Is there a compression system or maybe even filesystem which detects this?
We have a huge and growing number of windows images and other large files. In there I assume most of the files are identical over multiple files.
Is there a compression system or maybe even filesystem which detects this?
Yes, you need a technique called 'deduplication'. It's not like compression which looks at individual files, it looks for block-level repetition - so if you had a million copies of the same file it should only store one real copy and then just refer to that with a million pointers. Let us know which OS you're looking for and I'll try to find a program that does it for you 'in server', it's very often a function of a NAS/SAN system such as NetApp filers.
You can try DZO (still in beta) from http://essensolabs.com/ which combines Deduplication and Lossless Compression.
Do you mean "images" as in ISO/WIM files, or just directory structures containing different Windows install images?

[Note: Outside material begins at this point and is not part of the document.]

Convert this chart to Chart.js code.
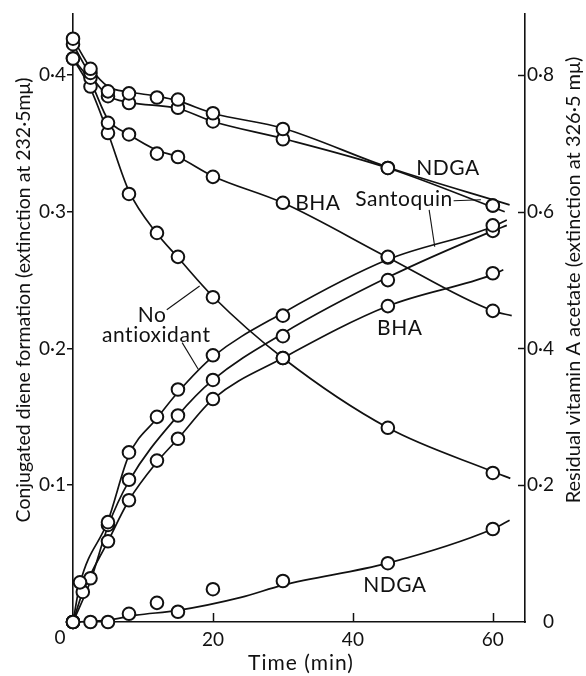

If it's the latter, Windows Storage Server 2003 R2 uses Single Instance Storage, which is a fancy way of saying it detects multiples copies of identical files, stores them in the SIS Common Store and places links in the places the files are meant to be. This happens low down in the filesystem and is transparent to applications.
The problem is that you cannot simply purchase licences for the WSS product, it is only available through OEM partners, so you'd have to buy a new box from HP, Dell, etc. which runs WSS.